三重・九鬼町 深ダナ軽めの仕掛けでグレ43センチ

開始早々にヒットした43センチのグレ

<フィッシング・ルポ>

 梅雨に入って良型のグレが釣れだした三重・九鬼町の磯へ先日、通し釣りに出掛けた。「黒潮マリンクラブ」(日刊銀鱗倶楽部加盟店)の船で夜明け前から九木崎の「トーフ」へ渡礁した。この時期特有の小サバやアジなどのエサ取りがおらず、深ダナを軽めの仕掛けで攻めると良型が次々に反応。午後5時までに尾長まじりで30~43センチを10匹仕留めた。水温が上がり、グレの活性も高く、強烈な引きを存分に楽しんだ。

 午前5時すぎ、九木崎の先端に位置する「トーフ」へ上がり、港向きに竿を出した。潮は勝浦方向へ流れる上り潮。絶好の条件だ。さっそく、加工された生のオキアミを餌にG2のウキを使って釣りを開始した。

 ウキ止めを外した全遊動仕掛けで立体的にグレの食いダナを探っていくと、すぐに良型のグレが反応した。

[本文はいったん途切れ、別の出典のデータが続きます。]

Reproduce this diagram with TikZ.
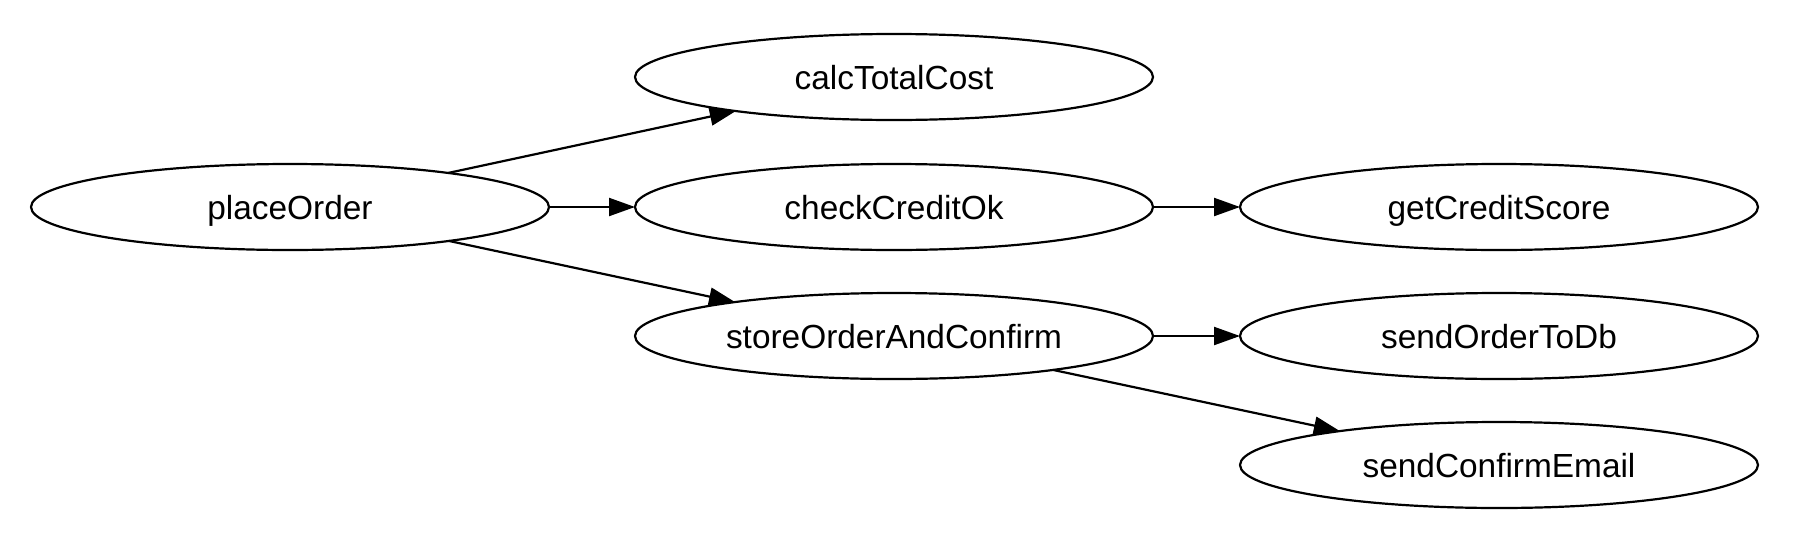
\documentclass[tikz,border=0pt]{standalone}
\usepackage{fontspec}
\setmainfont{Liberation Sans}
\usetikzlibrary{shapes.geometric,arrows.meta}
\begin{document}
\begin{tikzpicture}[x=0.5pt,y=-0.5pt,
  fn/.style={ellipse,draw,line width=1.1pt,minimum width=259pt,minimum height=43pt,inner sep=0pt,outer sep=0pt,text height=12.2pt,text depth=0pt,font=\fontsize{16.7pt}{20pt}\selectfont},
  edge/.style={line width=1.1pt,-{Triangle[length=13pt,width=9pt]}}]
\useasboundingbox (0,0) rectangle (1820,536);
\node[fn] (po)  at (290,207) {placeOrder};
\node[fn] (ctc) at (894,77)  {calcTotalCost};
\node[fn] (cco) at (894,207) {checkCreditOk};
\node[fn] (soc) at (894,336) {storeOrderAndConfirm};
\node[fn] (gcs) at (1499,207) {getCreditScore};
\node[fn] (sdb) at (1499,336) {sendOrderToDb};
\node[fn] (sce) at (1499,465) {sendConfirmEmail};
\draw[edge] (po) -- (ctc);
\draw[edge] (po) -- (cco);
\draw[edge] (po) -- (soc);
\draw[edge] (cco) -- (gcs);
\draw[edge] (soc) -- (sdb);
\draw[edge] (soc) -- (sce);
\end{tikzpicture}
\end{document}
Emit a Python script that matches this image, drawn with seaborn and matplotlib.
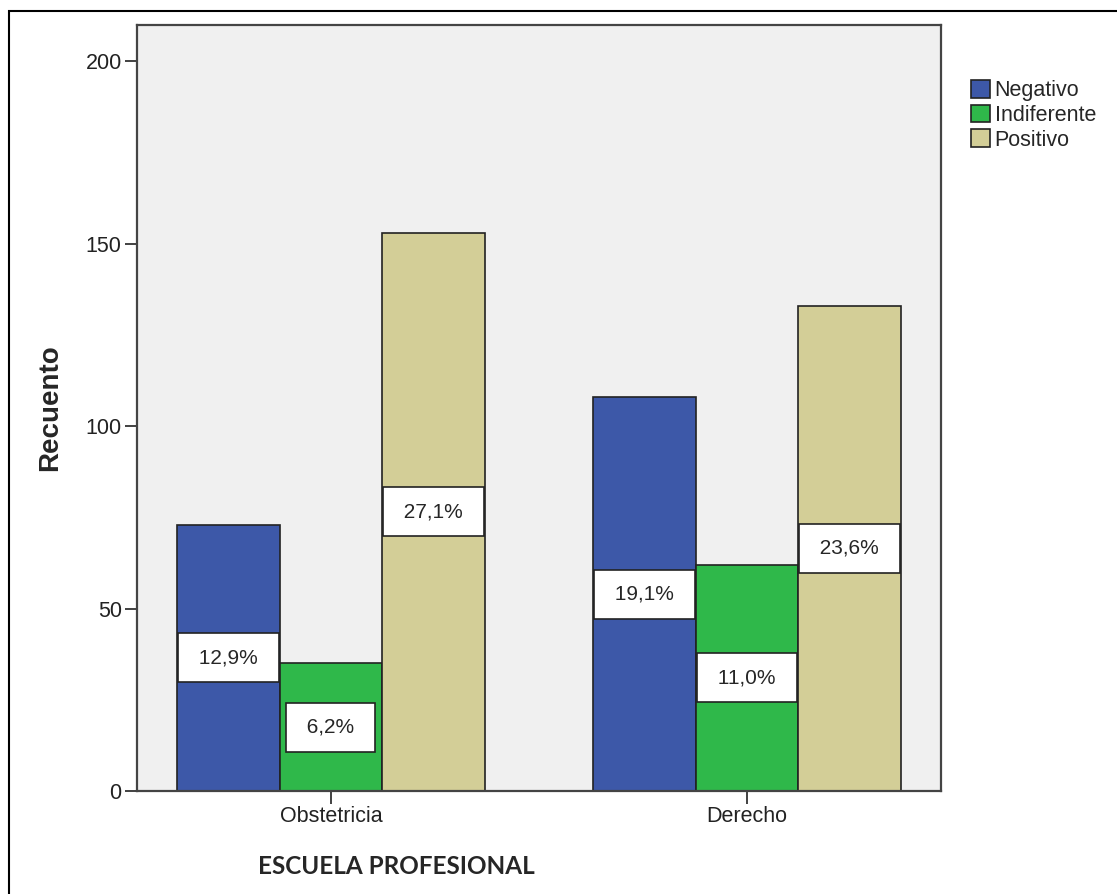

20メートルほど沖の潮筋に投入した仕掛けを竿2本分の深さまで送り込んだ時、ウキの赤いトップがスルスルッと海中へ引き込まれた。

 すかさず合わせを入れるとグーンとした重量感がロッドに乗る。そして強烈な締め込みが手元に伝わる。グレの動きを見極めながら、時間をかけて海面に浮かせたのは43センチの口太だった。まさに目の覚めるような幸先の良い1匹目だった。

 この日はエサ取りがほとんどおらず、2~3ヒロのタナではエサが残る。そこでG4のオモリを仕掛けに打ち、刺し餌とまき餌を同調させながら、グレの食いダナを探っていく。

 すると、今度はウキをピシッと海中へ引き込む鋭いアタリがきた。ラインがバチバチッと音を立てて引っ張られ、グレが磯際へ一気に突っ込む。ラインを少し送って、バラシを回避。竿の弾力を生かしながら、やや強引なやり取りで仕留めたのは38センチの尾長だった。

 その後も、まき餌を潮上へ間断なく打ち続けると竿1本半から2本のタナでアタリが連発。グレが活発に餌を追いだし、午前中だけで30~36センチを6匹追加した。しかし、午後に入ると上り潮が止まってしまいグレの気配も消えてしまった。

 それでも午後3時すぎ、港方向へ流れだした下り潮に仕掛けを送り込んいくと尾長が反応。36センチが釣れ、夕方の時合を迎えると32、34センチが連発。この時期ならではのゴールデンタイムかと思われたが、波が高くなってきたため午後5時ごろに納竿。寒の時期とはひと味違う、サイズ以上のパワフルな引きを楽しんだ。【日刊FPC・兵頭良弘】

 【今後の見通し】九鬼のグレは夏本番を迎えるまで好調に釣れ続くと思われる。グレの魚影が抜群に濃く、特に40センチ前後の尾長がコンスタントに当たってくるので豪快なやり取りが楽しめる。お勧めの磯は九木崎の「本釣り場」「トーフ」「ナサ崎」「ゴロ一番」「ボーズ」。

 ◆使用した餌 ▼まき餌 生オキアミ6キロに配合餌「爆寄せグレ」「グレパワーV9(徳用)」「遠投ふかせスペシャル」各1袋に規定の海水を加えて混ぜ合わせたもの。▼刺し餌 「くわせオキアミスーパーハードM」に「アミノ酸α」をふりかけて使った。

 ◆九鬼の特徴 地方の磯が多く、全体的に水深が深い(6~8ヒロ)のが特徴。底は海溝やシモリが多くあり、潮通しも良いことから、口太グレが付きやすく、尾長の回遊ルートになっている。

 【問い合わせ】黒潮マリンクラブ【電話】0597・29・2818。渡船料金は通常が4500円(半夜5000円、通し7500円)。出船は午前5時前(半夜は午前11時)。納竿は1時半(半夜、通しは午後6時まで)。半夜、通し釣りは、9月末まで。弁当なし。

 【交通】大阪から、西名阪自動車道、名阪国道を経由。紀勢自動車道・尾鷲北ICを出て国道42号を南下。尾鷲市内を経て、新矢ノ川橋西の信号を左折し国道311号を南下。八鬼山トンネルを抜け、JR九鬼駅の向かい側が渡船場。